_What is being asked:_ Where a line holds "standalone", copy it.

(Records with drawing code)
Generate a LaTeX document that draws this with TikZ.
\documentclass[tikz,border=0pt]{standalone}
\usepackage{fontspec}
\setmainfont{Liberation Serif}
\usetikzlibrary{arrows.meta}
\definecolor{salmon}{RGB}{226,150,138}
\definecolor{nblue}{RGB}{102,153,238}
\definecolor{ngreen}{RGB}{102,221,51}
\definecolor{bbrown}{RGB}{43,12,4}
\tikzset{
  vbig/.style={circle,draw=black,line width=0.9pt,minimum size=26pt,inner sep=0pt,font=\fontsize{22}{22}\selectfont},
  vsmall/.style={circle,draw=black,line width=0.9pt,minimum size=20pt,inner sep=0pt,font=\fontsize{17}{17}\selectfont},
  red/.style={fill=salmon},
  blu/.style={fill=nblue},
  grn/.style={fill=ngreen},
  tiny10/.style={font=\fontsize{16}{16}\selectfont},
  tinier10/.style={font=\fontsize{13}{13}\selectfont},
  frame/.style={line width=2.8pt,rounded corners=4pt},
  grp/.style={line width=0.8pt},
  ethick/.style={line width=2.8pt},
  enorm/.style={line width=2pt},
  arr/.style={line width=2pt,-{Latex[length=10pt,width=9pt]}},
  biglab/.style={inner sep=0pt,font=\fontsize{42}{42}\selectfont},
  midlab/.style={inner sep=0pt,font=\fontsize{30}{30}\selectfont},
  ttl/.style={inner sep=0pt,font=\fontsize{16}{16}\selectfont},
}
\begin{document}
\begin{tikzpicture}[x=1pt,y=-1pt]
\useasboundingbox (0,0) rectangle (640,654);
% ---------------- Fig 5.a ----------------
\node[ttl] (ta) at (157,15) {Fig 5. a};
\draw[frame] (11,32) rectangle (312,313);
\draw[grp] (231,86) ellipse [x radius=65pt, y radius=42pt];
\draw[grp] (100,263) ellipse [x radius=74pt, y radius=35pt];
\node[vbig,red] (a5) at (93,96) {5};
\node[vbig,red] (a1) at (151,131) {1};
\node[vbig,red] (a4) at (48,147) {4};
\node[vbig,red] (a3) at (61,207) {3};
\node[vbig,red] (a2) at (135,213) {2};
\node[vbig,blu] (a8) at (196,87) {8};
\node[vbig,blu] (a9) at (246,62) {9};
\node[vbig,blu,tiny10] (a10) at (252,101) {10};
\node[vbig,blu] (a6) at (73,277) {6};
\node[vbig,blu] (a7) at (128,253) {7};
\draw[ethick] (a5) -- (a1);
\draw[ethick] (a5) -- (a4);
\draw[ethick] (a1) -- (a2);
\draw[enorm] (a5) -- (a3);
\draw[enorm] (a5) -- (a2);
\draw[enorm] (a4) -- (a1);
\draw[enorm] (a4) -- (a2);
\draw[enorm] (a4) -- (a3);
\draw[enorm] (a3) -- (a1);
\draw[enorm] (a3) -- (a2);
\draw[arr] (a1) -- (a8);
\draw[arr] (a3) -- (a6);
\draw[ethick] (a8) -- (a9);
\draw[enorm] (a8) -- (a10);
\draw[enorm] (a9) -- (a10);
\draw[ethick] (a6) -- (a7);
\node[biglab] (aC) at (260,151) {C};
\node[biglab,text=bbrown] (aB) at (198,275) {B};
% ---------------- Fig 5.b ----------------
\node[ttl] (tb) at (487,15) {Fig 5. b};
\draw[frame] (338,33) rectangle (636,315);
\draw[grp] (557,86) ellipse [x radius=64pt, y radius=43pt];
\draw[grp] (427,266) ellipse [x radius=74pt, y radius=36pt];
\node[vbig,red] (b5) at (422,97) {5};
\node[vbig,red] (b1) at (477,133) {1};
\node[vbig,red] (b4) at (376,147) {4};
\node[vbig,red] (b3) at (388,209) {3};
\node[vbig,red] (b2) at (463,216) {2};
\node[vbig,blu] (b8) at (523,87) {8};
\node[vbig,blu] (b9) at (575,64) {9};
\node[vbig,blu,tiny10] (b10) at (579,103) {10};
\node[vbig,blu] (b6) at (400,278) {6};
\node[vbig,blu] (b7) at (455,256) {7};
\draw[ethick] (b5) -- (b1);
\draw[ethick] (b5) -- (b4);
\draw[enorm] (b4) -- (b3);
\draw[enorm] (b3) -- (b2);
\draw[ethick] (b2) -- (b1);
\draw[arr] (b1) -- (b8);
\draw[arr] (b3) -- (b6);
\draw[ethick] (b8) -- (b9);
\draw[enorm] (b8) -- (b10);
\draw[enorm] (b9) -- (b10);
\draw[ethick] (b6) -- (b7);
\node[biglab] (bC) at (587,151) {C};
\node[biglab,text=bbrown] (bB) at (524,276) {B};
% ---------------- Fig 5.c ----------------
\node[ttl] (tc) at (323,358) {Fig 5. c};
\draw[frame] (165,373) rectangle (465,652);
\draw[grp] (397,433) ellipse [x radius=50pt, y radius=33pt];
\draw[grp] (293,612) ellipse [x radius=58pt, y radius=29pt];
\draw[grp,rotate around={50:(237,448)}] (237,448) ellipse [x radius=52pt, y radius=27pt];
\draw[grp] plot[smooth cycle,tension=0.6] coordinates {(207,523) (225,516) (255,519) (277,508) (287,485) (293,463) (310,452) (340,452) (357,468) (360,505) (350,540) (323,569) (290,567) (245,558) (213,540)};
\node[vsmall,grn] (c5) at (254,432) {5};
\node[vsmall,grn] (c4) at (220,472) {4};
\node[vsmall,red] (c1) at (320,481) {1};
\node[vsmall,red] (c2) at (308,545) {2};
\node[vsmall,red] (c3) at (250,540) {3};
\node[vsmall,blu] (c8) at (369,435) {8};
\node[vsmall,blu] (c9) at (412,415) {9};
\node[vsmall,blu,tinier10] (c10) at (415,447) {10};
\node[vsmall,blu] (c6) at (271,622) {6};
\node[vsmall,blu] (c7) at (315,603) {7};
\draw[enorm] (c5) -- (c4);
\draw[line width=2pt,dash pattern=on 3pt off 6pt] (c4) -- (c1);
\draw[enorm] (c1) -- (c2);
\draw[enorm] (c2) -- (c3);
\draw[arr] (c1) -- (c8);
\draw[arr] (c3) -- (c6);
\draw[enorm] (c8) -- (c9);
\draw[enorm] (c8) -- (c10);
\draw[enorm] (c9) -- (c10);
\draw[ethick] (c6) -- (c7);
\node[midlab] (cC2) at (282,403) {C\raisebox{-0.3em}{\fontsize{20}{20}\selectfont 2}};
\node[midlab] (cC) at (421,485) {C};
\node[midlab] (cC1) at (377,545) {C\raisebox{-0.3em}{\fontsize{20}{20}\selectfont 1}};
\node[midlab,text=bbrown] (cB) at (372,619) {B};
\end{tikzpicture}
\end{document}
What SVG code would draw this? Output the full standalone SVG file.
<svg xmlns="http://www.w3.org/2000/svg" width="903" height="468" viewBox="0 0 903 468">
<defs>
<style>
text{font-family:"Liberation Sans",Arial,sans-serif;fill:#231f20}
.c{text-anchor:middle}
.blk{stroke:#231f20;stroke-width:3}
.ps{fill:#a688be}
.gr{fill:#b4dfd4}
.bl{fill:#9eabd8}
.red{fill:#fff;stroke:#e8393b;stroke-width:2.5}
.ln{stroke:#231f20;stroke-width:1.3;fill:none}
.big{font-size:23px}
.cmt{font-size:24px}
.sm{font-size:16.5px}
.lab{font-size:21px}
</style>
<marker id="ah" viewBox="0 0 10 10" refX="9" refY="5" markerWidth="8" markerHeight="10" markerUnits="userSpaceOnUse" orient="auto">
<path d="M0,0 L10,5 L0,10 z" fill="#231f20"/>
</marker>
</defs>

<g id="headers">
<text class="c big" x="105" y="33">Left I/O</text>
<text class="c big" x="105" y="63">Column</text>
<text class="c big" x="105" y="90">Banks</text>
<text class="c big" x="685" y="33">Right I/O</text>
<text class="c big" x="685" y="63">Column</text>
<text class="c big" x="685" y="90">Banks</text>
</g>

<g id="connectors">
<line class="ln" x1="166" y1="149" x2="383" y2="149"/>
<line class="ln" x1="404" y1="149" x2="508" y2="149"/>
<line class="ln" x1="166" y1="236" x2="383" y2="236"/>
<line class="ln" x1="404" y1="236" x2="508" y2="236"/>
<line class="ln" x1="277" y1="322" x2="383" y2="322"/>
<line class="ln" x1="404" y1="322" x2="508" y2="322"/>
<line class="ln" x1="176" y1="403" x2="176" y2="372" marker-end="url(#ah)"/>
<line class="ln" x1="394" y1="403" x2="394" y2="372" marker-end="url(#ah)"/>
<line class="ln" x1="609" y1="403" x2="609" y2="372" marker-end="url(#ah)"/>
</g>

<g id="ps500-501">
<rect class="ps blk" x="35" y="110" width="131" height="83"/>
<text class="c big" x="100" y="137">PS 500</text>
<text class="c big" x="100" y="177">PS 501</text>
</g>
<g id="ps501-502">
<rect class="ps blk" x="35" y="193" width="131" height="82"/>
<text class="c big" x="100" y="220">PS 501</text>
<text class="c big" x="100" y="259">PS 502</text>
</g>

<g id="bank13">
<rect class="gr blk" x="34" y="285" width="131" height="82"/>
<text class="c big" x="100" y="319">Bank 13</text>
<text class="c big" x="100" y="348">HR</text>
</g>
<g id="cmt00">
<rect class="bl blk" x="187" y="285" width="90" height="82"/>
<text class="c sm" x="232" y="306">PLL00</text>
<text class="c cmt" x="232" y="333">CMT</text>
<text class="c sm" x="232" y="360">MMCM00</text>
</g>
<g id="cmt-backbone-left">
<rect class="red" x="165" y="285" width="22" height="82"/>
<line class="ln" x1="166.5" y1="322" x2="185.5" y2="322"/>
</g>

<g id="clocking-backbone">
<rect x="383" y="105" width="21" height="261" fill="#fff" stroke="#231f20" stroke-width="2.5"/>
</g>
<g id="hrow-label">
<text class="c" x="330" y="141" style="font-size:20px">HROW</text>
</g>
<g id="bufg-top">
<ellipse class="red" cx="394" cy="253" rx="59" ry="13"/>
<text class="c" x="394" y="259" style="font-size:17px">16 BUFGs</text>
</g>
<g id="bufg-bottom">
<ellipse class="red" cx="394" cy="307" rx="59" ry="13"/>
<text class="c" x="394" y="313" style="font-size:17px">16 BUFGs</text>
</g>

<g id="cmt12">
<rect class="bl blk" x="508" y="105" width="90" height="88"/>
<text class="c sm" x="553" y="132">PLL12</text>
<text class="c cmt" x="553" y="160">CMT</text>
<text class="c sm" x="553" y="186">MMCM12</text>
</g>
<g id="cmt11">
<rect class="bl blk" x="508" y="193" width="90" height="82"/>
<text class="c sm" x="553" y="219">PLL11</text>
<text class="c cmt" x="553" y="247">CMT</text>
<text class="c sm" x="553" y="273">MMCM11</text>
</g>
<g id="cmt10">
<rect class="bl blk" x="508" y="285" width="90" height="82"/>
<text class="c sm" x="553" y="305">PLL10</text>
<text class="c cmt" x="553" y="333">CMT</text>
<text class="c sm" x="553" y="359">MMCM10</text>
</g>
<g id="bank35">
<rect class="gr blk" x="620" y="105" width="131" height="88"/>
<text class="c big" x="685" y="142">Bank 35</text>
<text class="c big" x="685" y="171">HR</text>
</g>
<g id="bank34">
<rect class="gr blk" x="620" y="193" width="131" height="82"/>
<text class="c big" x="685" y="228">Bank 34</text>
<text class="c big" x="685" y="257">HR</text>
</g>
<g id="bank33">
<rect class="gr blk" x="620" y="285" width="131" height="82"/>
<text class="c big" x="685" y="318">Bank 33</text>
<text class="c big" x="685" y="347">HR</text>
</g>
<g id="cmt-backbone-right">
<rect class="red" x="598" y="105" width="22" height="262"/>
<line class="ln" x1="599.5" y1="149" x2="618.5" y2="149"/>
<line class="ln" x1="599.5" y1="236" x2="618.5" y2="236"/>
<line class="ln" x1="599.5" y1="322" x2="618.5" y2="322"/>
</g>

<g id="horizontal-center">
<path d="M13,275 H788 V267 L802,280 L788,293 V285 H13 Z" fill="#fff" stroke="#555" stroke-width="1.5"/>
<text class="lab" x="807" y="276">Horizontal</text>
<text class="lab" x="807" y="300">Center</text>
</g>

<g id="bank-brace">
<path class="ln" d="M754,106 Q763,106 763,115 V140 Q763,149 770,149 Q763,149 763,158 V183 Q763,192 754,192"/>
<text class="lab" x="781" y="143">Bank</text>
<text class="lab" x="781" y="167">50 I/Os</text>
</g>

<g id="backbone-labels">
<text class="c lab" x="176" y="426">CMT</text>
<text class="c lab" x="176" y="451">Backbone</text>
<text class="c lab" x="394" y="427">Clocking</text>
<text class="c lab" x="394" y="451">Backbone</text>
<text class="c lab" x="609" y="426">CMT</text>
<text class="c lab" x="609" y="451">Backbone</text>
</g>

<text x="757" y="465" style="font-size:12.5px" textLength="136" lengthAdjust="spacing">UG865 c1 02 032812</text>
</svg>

_Output for this task:_
\documentclass[tikz,border=0pt]{standalone}
What SVG code would draw this? Output the full standalone SVG file.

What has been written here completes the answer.